Уже через минуту они дрались неистово, точно солдаты двух противостоящих армий. Буквально не на жизнь, а на смерть. Руки мелькали со скоростью лопастей вентилятора, каждый третий удар — мимо, на лицах у обоих — кровь — расхлёстаны губы и носы, Чирик, к тому же, рассёк Тимофею бровь. Гул и улюлюканье вокруг приутихли, уступив место настороженному молчанию. Чирик, пользуясь явным преимуществом, наседал, и Тимоха пару раз падал, припадал на колено, но быстро поднимался и снова бросался на противника. Когда Чирков сбил-таки Тимоху с ног, неожиданно в бой кинулся Степанов. Маленький ростом Колька просто запрыгнул со спины на шею обидчика и вцепился, как клещ. Чирик, не сбрасывая его, бросился сверху на упавшего Тимофея, норовя вбить его голову в землю. Никто не знает, что было бы дальше, если б престарелому учителю технологии, Николаю Алексеевичу, не понадобился пиломатериал, что складировался в сараях. Увлеченные зрелищем бойни, пацаны не заметили, как он протиснулся сквозь толпу. На «атасе» никто не стоял. Николай Алексеевич решительно вмешался в драку своими натруженными руками. Растащил парней за воротники, разбросав в разные стороны. Причем труднее всего ему пришлось со Степановым, который никак не хотел отпускать шею Чиркова. И когда это, в конце концов, удалось, он обвёл презрительным взглядом зевак:
— Что стоите? Ждёте, когда они мозги друг другу выбьют? Американского кино насмотрелись? Фашисты!
— Да чё, Николай Алексеевич, всё честно, — подал кто-то голос.
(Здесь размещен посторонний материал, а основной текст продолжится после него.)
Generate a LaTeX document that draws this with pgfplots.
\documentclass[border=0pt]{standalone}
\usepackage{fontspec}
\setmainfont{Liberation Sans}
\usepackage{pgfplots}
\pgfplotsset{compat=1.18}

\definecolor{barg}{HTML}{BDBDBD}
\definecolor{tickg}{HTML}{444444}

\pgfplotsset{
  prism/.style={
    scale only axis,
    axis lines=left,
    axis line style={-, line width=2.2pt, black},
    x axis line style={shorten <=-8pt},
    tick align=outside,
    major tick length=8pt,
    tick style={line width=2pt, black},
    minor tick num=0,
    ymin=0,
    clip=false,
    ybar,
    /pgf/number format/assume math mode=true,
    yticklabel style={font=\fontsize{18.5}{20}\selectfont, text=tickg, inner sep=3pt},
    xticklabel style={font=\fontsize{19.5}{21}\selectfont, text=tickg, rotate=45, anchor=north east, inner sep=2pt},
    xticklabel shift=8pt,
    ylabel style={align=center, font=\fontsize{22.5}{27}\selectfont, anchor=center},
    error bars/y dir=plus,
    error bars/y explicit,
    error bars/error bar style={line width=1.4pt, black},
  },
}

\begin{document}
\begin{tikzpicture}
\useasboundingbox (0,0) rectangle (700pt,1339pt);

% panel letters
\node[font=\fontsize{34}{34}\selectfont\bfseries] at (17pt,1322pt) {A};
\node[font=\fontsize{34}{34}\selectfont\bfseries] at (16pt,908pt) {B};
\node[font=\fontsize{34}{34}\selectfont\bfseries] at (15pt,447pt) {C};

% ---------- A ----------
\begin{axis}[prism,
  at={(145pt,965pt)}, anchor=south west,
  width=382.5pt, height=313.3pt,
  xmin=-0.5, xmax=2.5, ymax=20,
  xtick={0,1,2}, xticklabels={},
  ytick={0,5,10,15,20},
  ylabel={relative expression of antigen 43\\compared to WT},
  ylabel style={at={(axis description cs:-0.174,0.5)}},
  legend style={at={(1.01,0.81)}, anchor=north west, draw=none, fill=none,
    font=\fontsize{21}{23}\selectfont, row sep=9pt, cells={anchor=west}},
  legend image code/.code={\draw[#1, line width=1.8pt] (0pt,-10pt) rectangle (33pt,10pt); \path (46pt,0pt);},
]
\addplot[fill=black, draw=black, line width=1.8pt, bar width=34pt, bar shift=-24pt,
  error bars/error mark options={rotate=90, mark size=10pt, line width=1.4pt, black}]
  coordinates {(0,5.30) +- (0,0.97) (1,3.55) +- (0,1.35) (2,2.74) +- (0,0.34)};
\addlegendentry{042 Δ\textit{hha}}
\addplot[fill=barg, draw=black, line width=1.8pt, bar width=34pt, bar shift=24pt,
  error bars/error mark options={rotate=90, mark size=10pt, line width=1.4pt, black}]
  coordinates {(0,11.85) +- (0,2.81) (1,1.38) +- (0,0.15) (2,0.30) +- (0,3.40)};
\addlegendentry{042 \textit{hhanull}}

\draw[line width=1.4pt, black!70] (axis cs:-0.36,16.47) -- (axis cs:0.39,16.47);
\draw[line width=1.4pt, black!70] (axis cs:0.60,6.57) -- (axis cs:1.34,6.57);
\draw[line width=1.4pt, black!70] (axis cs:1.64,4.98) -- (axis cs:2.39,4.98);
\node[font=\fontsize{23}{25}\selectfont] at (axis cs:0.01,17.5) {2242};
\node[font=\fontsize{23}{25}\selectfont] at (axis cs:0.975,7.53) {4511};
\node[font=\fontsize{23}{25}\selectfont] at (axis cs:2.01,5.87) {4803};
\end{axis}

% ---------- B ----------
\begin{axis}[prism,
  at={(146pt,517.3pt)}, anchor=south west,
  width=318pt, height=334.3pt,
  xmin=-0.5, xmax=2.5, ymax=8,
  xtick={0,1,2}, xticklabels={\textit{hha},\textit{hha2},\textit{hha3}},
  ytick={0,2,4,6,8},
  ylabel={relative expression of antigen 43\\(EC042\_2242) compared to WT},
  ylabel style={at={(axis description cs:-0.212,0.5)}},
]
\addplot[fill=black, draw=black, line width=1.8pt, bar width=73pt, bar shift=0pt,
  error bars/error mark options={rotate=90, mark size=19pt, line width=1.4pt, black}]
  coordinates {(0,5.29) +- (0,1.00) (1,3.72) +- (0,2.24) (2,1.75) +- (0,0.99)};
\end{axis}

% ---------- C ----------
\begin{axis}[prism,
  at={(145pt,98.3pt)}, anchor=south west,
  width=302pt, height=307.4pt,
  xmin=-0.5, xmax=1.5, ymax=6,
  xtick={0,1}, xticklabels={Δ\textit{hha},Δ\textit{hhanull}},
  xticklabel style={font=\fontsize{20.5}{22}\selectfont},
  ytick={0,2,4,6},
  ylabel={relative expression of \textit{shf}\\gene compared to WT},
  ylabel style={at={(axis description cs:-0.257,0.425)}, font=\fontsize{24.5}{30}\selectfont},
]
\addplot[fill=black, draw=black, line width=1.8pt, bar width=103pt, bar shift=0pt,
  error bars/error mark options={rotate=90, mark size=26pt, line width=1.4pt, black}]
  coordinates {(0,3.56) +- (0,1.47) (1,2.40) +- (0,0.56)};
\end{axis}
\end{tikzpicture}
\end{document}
— Честно, это когда на фронте! А в армии вас не увидишь, у всех к призыву мамки болезни под микроскопом находят, или по институтам разбегаетесь. Что ж хорошего смотреть, как свои своих лупят? Смотрите, кровищи-то! А ну-ка пошли все трое к Вячеславу Ивановичу!
— Может, не надо, — попытался разрядить обстановку Липенко.
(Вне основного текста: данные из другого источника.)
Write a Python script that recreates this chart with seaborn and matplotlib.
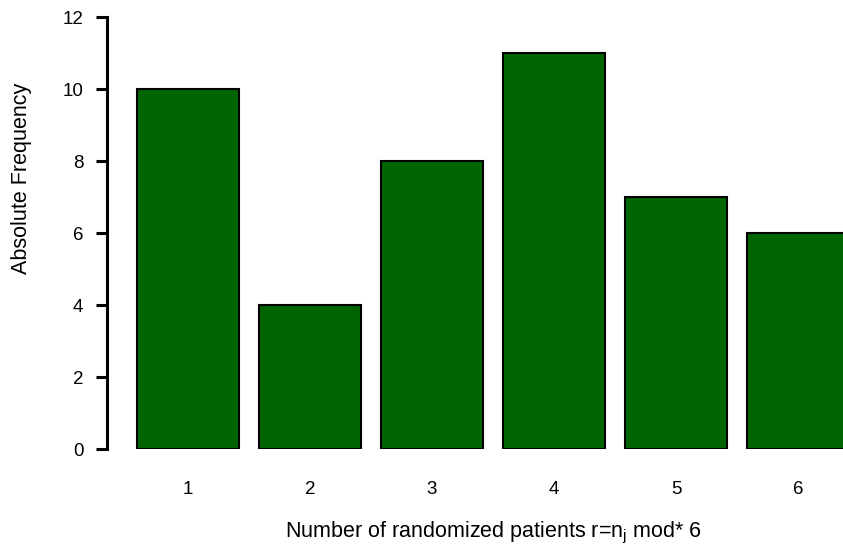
import matplotlib
matplotlib.use("Agg")
import matplotlib.pyplot as plt
import seaborn as sns
import pandas as pd

# values
residues = ["1", "2", "3", "4", "5", "6"]
freq = [10, 4, 8, 11, 7, 6]
y_ticks = [0, 2, 4, 6, 8, 10, 12]

df = pd.DataFrame({"r": residues, "freq": freq})

sns.set_style("white")
plt.rcParams["font.family"] = ["Liberation Sans", "DejaVu Sans"]
plt.rcParams["mathtext.default"] = "regular"
plt.rcParams["text.color"] = "black"
plt.rcParams["axes.labelcolor"] = "black"
plt.rcParams["xtick.color"] = "black"
plt.rcParams["ytick.color"] = "black"

fig = plt.figure(figsize=(8.43, 5.47), dpi=100)
ax = fig.add_axes([107 / 843, 98 / 547, 736 / 843, 432 / 547])

sns.barplot(data=df, x="r", y="freq", color="#006400", saturation=1,
            width=102 / 122, edgecolor="black", linewidth=1.5, ax=ax)

ax.set_xlim(-81 / 122, 655 / 122)
ax.set_ylim(0, 12)
ax.set_yticks(y_ticks)

for s in ["top", "right", "bottom"]:
    ax.spines[s].set_visible(False)
ax.spines["left"].set_linewidth(2.2)
ax.spines["left"].set_color("black")
ax.spines["left"].set_bounds(0, 12)

ax.tick_params(axis="y", length=8, width=2.2, color="black", pad=9,
               labelsize=13.5, labelcolor="black", left=True)
ax.tick_params(axis="x", length=0, pad=23, labelsize=13.5, labelcolor="black")

ax.set_xlabel("Number of randomized patients r=n$_j$ mod* 6", fontsize=15.5, color="black")
ax.set_ylabel("Absolute Frequency", fontsize=15.5, color="black")
ax.xaxis.set_label_coords((494 - 107) / 736, (449 - 533) / 432)
ax.xaxis.label.set_va("center")
ax.yaxis.set_label_coords((22 - 107) / 736, (449 - 178) / 432)
ax.yaxis.label.set_va("center")

fig.savefig("out.png", dpi=100)
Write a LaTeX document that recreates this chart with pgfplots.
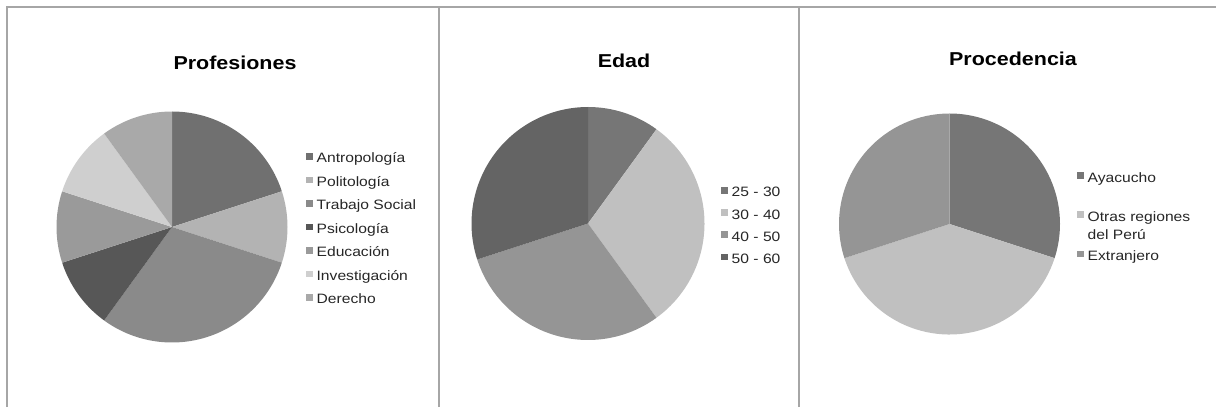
\documentclass[border=0pt]{standalone}
\usepackage{pgfplots}
\usepackage{pgfplotstable}
\pgfplotsset{compat=1.18}
\usepackage{fontspec}
\setmainfont{Liberation Sans}[FakeStretch=1.15]

% slice colours (grey scale)
\definecolor{antro}{HTML}{707070}
\definecolor{polit}{HTML}{B3B3B3}
\definecolor{trabajo}{HTML}{8A8A8A}
\definecolor{psico}{HTML}{575757}
\definecolor{educ}{HTML}{9A9A9A}
\definecolor{invest}{HTML}{CFCFCF}
\definecolor{derecho}{HTML}{A9A9A9}
\definecolor{edA}{HTML}{767676}
\definecolor{edB}{HTML}{C0C0C0}
\definecolor{edC}{HTML}{959595}
\definecolor{edD}{HTML}{646464}
\definecolor{framegray}{HTML}{A6A6A6}

% shares in percent, clockwise from 12 o'clock
\pgfplotstableread{
value color
20 antro
10 polit
30 trabajo
10 psico
10 educ
10 invest
10 derecho
}\profesiones

\pgfplotstableread{
value color
10 edA
30 edB
30 edC
30 edD
}\edad

\pgfplotstableread{
value color
30 edA
40 edB
30 edC
}\procedencia

% #1 table, #2 radius of the pie
\newcommand\pieslices[2]{%
  \pgfplotstablegetrowsof{#1}%
  \pgfmathtruncatemacro\lastrow{\pgfplotsretval-1}%
  \def\cum{0}%
  \pgfplotsforeachungrouped \i in {0,...,\lastrow}{%
    \pgfplotstablegetelem{\i}{value}\of{#1}\let\sliceval\pgfplotsretval
    \pgfplotstablegetelem{\i}{color}\of{#1}\let\slicecol\pgfplotsretval
    \pgfmathsetmacro\angA{90-3.6*\cum}%
    \pgfmathsetmacro\angB{90-3.6*(\cum+\sliceval)}%
    \edef\cmd{%
      \noexpand\fill[\slicecol] (axis cs:0,0) -- (axis cs:{cos(\angA)},{sin(\angA)})
        arc[start angle=\angA, end angle=\angB, radius=#2] -- cycle;
      \noexpand\addlegendimage{fill=\slicecol,draw=none}}%
    \cmd
    \pgfmathsetmacro\cum{\cum+\sliceval}%
  }}

\pgfplotsset{
  pieaxis/.style={
    hide axis, scale only axis, clip=false,
    xmin=-1, xmax=1, ymin=-1, ymax=1,
    anchor=center,
    legend image code/.code={\fill[##1] (0pt,2.3pt) rectangle (5pt,7.3pt);},
    legend style={draw=none, fill=none, inner sep=0pt, outer sep=0pt,
      anchor=north west, text=black!85,
      font=\fontsize{10.2}{13.5}\selectfont,
      column sep=3pt,
      cells={anchor=base west},
      nodes={inner sep=0pt, outer sep=0pt, text depth=, execute at begin node=\strut}},
  },
}

\newcommand\twoline[2]{\begin{tabular}[t]{@{}l@{}}#1\\#2\end{tabular}}

\begin{document}
\begin{tikzpicture}[x=0.75pt,y=0.75pt]
\path[use as bounding box] (0,0) rectangle (1216,407);

% frame
\draw[framegray, line width=1.1pt] (7,0) -- (7,400) -- (1216,400);
\draw[framegray, line width=1.1pt] (439,0) -- (439,400);
\draw[framegray, line width=1.1pt] (799,0) -- (799,400);

% titles
\node[anchor=base, font=\fontsize{14}{16}\selectfont\bfseries] at (235,337) {Profesiones};
\node[anchor=base, font=\fontsize{14}{16}\selectfont\bfseries] at (624,339.3) {Edad};
\node[anchor=base, font=\fontsize{14}{16}\selectfont\bfseries] at (1013,341.3) {Procedencia};

\begin{axis}[pieaxis, at={(129pt,135pt)}, width=173.25pt, height=173.25pt,
  legend style={at={(1.08,0.832)}, row sep=4.1pt}]
  \pieslices{\profesiones}{86.625pt}
  \legend{Antropología, Politología, Trabajo Social, Psicología, Educación, Investigación, Derecho}
\end{axis}

\begin{axis}[pieaxis, at={(441pt,137.625pt)}, width=174.75pt, height=174.75pt,
  legend style={at={(1.071,0.668)}, row sep=3.1pt}]
  \pieslices{\edad}{87.375pt}
  \legend{25 - 30, 30 - 40, 40 - 50, 50 - 60}
\end{axis}

\begin{axis}[pieaxis, at={(712.125pt,137.25pt)}, width=165.75pt, height=165.75pt,
  legend style={at={(1.077,0.747)}, row sep=2.4pt}]
  \pieslices{\procedencia}{82.875pt}
  \legend{{\twoline{Ayacucho}{\mbox{}}}, {\twoline{Otras regiones}{del Perú}}, Extranjero}
\end{axis}
\end{tikzpicture}
\end{document}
— Не надо пакостить! — вскинулся на него учитель.
— Да я вообще —просто рядом стоял.
— В том-то и дело, что рядом стоял. Лоб такой! Мог растащить и пендаля дать, чтоб не повадно было.
— Дак у них тема была! Чё, вы, Николай Алексеевич, в детстве не дрались?
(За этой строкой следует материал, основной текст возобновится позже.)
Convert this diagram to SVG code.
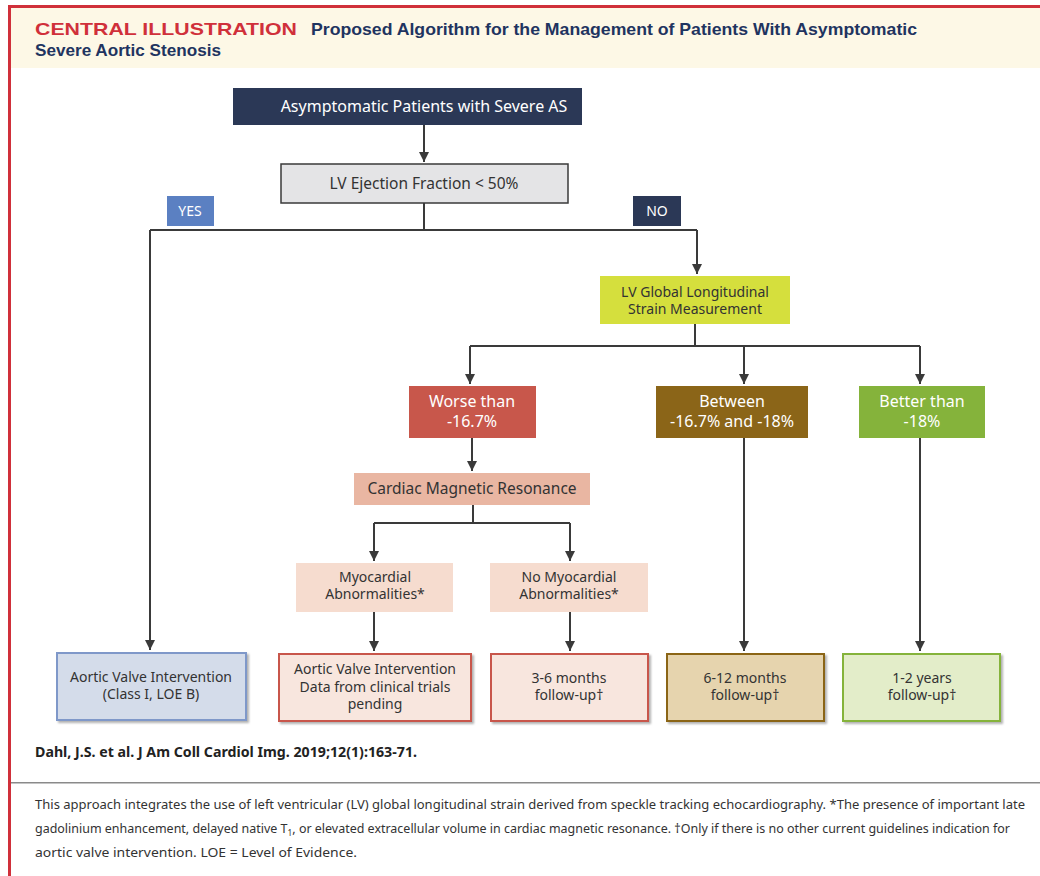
<svg xmlns="http://www.w3.org/2000/svg" width="1040" height="876" viewBox="0 0 1040 876">
<defs>
<marker id="arr" viewBox="0 0 10 10" refX="10" refY="5" markerWidth="5" markerHeight="5" orient="auto" markerUnits="strokeWidth">
<path d="M0,0 L10,5 L0,10 z" fill="#3a3a3a"/>
</marker>
<filter id="sh" x="-5%" y="-5%" width="115%" height="120%">
<feDropShadow dx="2" dy="2" stdDeviation="1.2" flood-color="#000" flood-opacity="0.3"/>
</filter>
</defs>
<style>
text{font-family:"Noto Sans","Open Sans","Liberation Sans",sans-serif;text-anchor:middle}
.w{fill:#ffffff}
.d{fill:#333333}
.f16{font-size:16px}
.f15{font-size:15.5px}
.f14{font-size:14px}
.f13{font-size:14px}
.ln{fill:none;stroke:#3a3a3a;stroke-width:2}
.ar{fill:none;stroke:#3a3a3a;stroke-width:2;marker-end:url(#arr)}
</style>
<rect x="0" y="0" width="1040" height="876" fill="#ffffff"/>
<rect x="10" y="8" width="1030" height="60" fill="#fdf8e6"/>
<rect x="8" y="5" width="1032" height="3" fill="#d0303a"/>
<rect x="8" y="5" width="3" height="871" fill="#d0303a"/>
<text x="35" y="35" style="text-anchor:start;font-family:'Liberation Sans',sans-serif;font-weight:bold;font-size:17px;fill:#d0303a" textLength="262" lengthAdjust="spacingAndGlyphs">CENTRAL ILLUSTRATION</text>
<text x="311" y="35" style="text-anchor:start;font-family:'Liberation Sans',sans-serif;font-weight:bold;font-size:17px;fill:#1f3460" textLength="606" lengthAdjust="spacingAndGlyphs">Proposed Algorithm for the Management of Patients With Asymptomatic</text>
<text x="35" y="56" style="text-anchor:start;font-family:'Liberation Sans',sans-serif;font-weight:bold;font-size:17px;fill:#1f3460" textLength="186" lengthAdjust="spacingAndGlyphs">Severe Aortic Stenosis</text>

<g id="connectors">
<path class="ar" d="M424,125 V162"/>
<path class="ln" d="M424,203 V230 M150,230 H697"/>
<path class="ar" d="M150,230 V650"/>
<path class="ar" d="M697,230 V274"/>
<path class="ln" d="M695,324 V346 M470,346 H920"/>
<path class="ar" d="M470,346 V384"/>
<path class="ar" d="M744,346 V384"/>
<path class="ar" d="M920,346 V384"/>
<path class="ar" d="M472,438 V471"/>
<path class="ln" d="M473,505 V523 M374,523 H570"/>
<path class="ar" d="M374,523 V561"/>
<path class="ar" d="M570,523 V561"/>
<path class="ar" d="M374,612 V651"/>
<path class="ar" d="M570,612 V651"/>
<path class="ar" d="M744,438 V651"/>
<path class="ar" d="M920,438 V651"/>
</g>

<g id="start">
<rect x="233" y="88" width="349" height="37" fill="#2b3856"/>
<text class="w f16" x="424" y="112">Asymptomatic Patients with Severe AS</text>
</g>
<g id="ef">
<rect x="281" y="164" width="287" height="39" fill="#e4e4e6" stroke="#3a3a3a" stroke-width="1.5"/>
<text class="d f15" x="424" y="189">LV Ejection Fraction &lt; 50%</text>
</g>
<g id="yes">
<rect x="167" y="196" width="47" height="30" fill="#5b80c2"/>
<text class="w f14" x="190" y="216">YES</text>
</g>
<g id="no">
<rect x="633" y="196" width="48" height="30" fill="#2b3856"/>
<text class="w f14" x="657" y="216">NO</text>
</g>
<g id="gls">
<rect x="600" y="276" width="190" height="48" fill="#d5df3d"/>
<text class="d f13" x="695" y="297">LV Global Longitudinal</text>
<text class="d f13" x="695" y="314">Strain Measurement</text>
</g>
<g id="worse">
<rect x="409" y="386" width="127" height="52" fill="#c8574b"/>
<text class="w f16" x="472" y="407">Worse than</text>
<text class="w f16" x="472" y="427">-16.7%</text>
</g>
<g id="between">
<rect x="656" y="386" width="152" height="52" fill="#8b6518"/>
<text class="w f16" x="732" y="407">Between</text>
<text class="w f16" x="732" y="427">-16.7% and -18%</text>
</g>
<g id="better">
<rect x="859" y="386" width="126" height="52" fill="#85b33b"/>
<text class="w f16" x="922" y="407">Better than</text>
<text class="w f16" x="922" y="427">-18%</text>
</g>
<g id="cmr">
<rect x="354" y="473" width="236" height="32" fill="#e9b6a2"/>
<text class="d f15" x="472" y="494">Cardiac Magnetic Resonance</text>
</g>
<g id="myo">
<rect x="296" y="563" width="157" height="49" fill="#f6dccf"/>
<text class="d f13" x="375" y="582">Myocardial</text>
<text class="d f13" x="375" y="599">Abnormalities*</text>
</g>
<g id="nomyo">
<rect x="490" y="563" width="158" height="49" fill="#f6dccf"/>
<text class="d f13" x="569" y="582">No Myocardial</text>
<text class="d f13" x="569" y="599">Abnormalities*</text>
</g>
<g id="avi1">
<rect x="57" y="653" width="189" height="67" fill="#d4dcea" stroke="#7f98c9" stroke-width="2" filter="url(#sh)"/>
<text class="d f14" x="151" y="682">Aortic Valve Intervention</text>
<text class="d f14" x="151" y="699">(Class I, LOE B)</text>
</g>
<g id="avi2">
<rect x="279" y="654" width="192" height="67" fill="#f8e6de" stroke="#c8574b" stroke-width="2" filter="url(#sh)"/>
<text class="d f14" x="375" y="674">Aortic Valve Intervention</text>
<text class="d f14" x="375" y="692">Data from clinical trials</text>
<text class="d f14" x="375" y="709">pending</text>
</g>
<g id="f36">
<rect x="491" y="654" width="157" height="67" fill="#f8e6de" stroke="#c8574b" stroke-width="2" filter="url(#sh)"/>
<text class="d f14" x="569" y="683">3-6 months</text>
<text class="d f14" x="569" y="700">follow-up†</text>
</g>
<g id="f612">
<rect x="667" y="654" width="157" height="67" fill="#e6d4ae" stroke="#8b6518" stroke-width="2" filter="url(#sh)"/>
<text class="d f14" x="745" y="683">6-12 months</text>
<text class="d f14" x="745" y="700">follow-up†</text>
</g>
<g id="f12y">
<rect x="843" y="654" width="157" height="67" fill="#e3edc9" stroke="#85b33b" stroke-width="2" filter="url(#sh)"/>
<text class="d f14" x="922" y="683">1-2 years</text>
<text class="d f14" x="922" y="700">follow-up†</text>
</g>

<text x="35" y="757" style="text-anchor:start;font-family:'Noto Sans',sans-serif;font-weight:bold;font-size:13.5px;fill:#222" textLength="382" lengthAdjust="spacingAndGlyphs">Dahl, J.S. et al. J Am Coll Cardiol Img. 2019;12(1):163-71.</text>
<rect x="11" y="782" width="1029" height="1.5" fill="#8a8a8a"/>
<g style="font-family:'Liberation Sans',sans-serif;font-size:12px;fill:#333">
<text x="35" y="809" style="text-anchor:start" textLength="990" lengthAdjust="spacingAndGlyphs">This approach integrates the use of left ventricular (LV) global longitudinal strain derived from speckle tracking echocardiography. *The presence of important late</text>
<text x="35" y="833" style="text-anchor:start" textLength="975" lengthAdjust="spacingAndGlyphs">gadolinium enhancement, delayed native T<tspan font-size="8" dy="3">1</tspan><tspan dy="-3">, or elevated extracellular volume in cardiac magnetic resonance. †Only if there is no other current guidelines indication for</tspan></text>
<text x="35" y="857" style="text-anchor:start" textLength="322" lengthAdjust="spacingAndGlyphs">aortic valve intervention. LOE = Level of Evidence.</text>
</g>
</svg>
— Дрался, — признался и поутих учитель, — но как-то по-другому. До первой крови, к примеру. Лежачих не бить! Вы ж, как фашисты, какие...
— Дядь Коль, не надо к директору, — взмолился Тимофей, для которого Николай Алексеевич был ещё и соседом по подъезду, — меня и так завтра на Комиссию по делам несовершеннолетних...
— Во! Вишь как! Уже залетел, а продолжаешь, Тимоха.
— Он за меня заступился, — встрял Колька.
— Ага, а Чирков, значит, ответчик.
— Ща-ас, — сплюнул сквозь зубы Чирков.
— А ты, Гена, в мою сторону не поплевывай, — я тебя на пятьдесят с гаком лет старше. Всякого повидал. Если ты себе дорожку в жизнь через нары выбираешь — твоё дело, но замашки свои блатные брось. Я, Гена, вот этими руками не один дом построил, а ещё и китайцев на границе бить приходилось. Так что остынь, пацан. У тебя геройства на пару окурков и стакан пива, а добрых дел и вовсе нет.
— Да ладно, — обиделся Чирик, — будет и на моей улице праздник. Успею ещё погеройствовать.
— У вас, я посмотрю, через день праздник, а между ними — выходной. Так, — хлопнул в ладоши Николай Алексеевич, — разбежались все. Быстро! Чтоб ни одного здесь и на следующей перемене не видел! Драчуны — умываться! Ну, дёргайте быстро...
Липенко напоследок подошёл к Чиркову:
— Слышь, Чирик, ты больше их не трогай. Всё честно было. Нечего мелких донимать.
Услышав это, Колька повернулся к обидчику и сквозь зубы сказал:
— Не отстанешь, я твой мопед вместе с сараем сожгу. Ночью! И не узнает никто!
Чирков кинулся было в сторону Степанова, но Липенко его жёстко остановил:
— Ну, уймись ты, Алексеич совсем разозлится. Он же по-человечески всё сказал. Всё! Замяли.
Когда вошли в школу, там все уже знали, что и как было на заднем дворе. Улей гудел. А значит, как водится, к следующей перемене будет знать Вячеслав Иванович. У него своя тайная полиция.